Lucie Grolichová

Personal information
- Nationality: Czech Republic
- Born: 26 January 1978 (age 48) Prague, Czechoslovakia
- Height: 1.82 m (5 ft 11+1⁄2 in)
- Weight: 67 kg (148 lb)

Sport
- Sport: Modern pentathlon
- Club: ASC Dukla Praha
- Coached by: Jakub Kucera

Medal record
Women's modern pentathlon
Representing Czech Republic
World Championships
| Gold medal – first place | 2001 San Francisco | Relay |
| Gold medal – first place | 2009 London | Relay |
| Bronze medal – third place | 1997 Sofia | Individual |
| Bronze medal – third place | 1997 Sofia | Team |
| Bronze medal – third place | 2001 Milfield | Relay |
| Bronze medal – third place | 2003 Pesaro | Relay |
European Championships
| Gold medal – first place | 2009 Leipzich | Relay |
| Bronze medal – third place | 2003 Usti nad Labem | Relay |
World Cup
| Gold medal – first place | 2006 Moscow | Individual |

= Lucie Grolichová =

Czech modern pentathlete

Lucie Grolichová (born 26 January 1978 in Prague) is a Czech modern pentathlete.

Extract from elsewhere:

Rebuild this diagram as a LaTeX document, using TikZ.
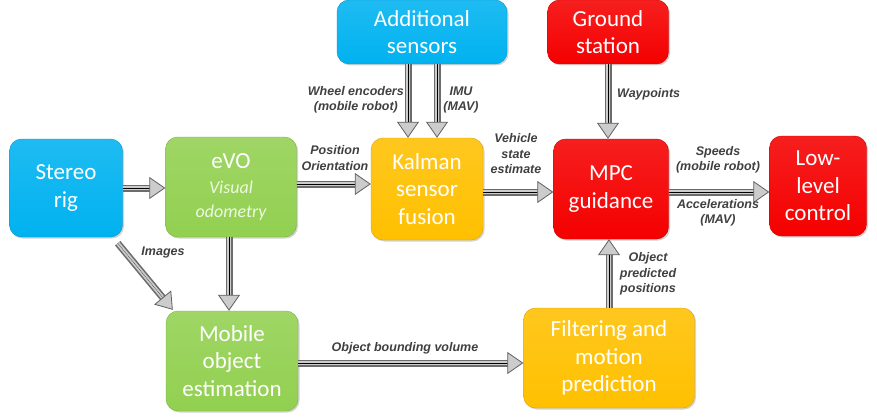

She is a six-time medalist (two golds and four bronzes) at the World Championships.

Grolichova qualified for the 2008 Summer Olympics in Beijing, where she competed as a lone female athlete in women's modern pentathlon. During the competition, Grolichova made a strong performance in the early rounds, with fair scores in pistol shooting and freestyle swimming, and a third-place finish in a one-touch épée fencing. She struggled to maintain her position in show jumping, when her horse Ching Ching repeatedly knocked off numerous obstacles. Grolichova finished the event with cross-country running in fifteenth place, for a total score of 5,372 points.

In 2006 Grolichova won the World Cup in Moscow. In 2009, Grolichova made her breakthrough season in the international scene, when she won two gold medals for the relay event, along with her teammates Natálie Dianová and Sylvie Cerna, at the European Championships in Leipzig, Germany, and consequently, at the World Championships in London, England.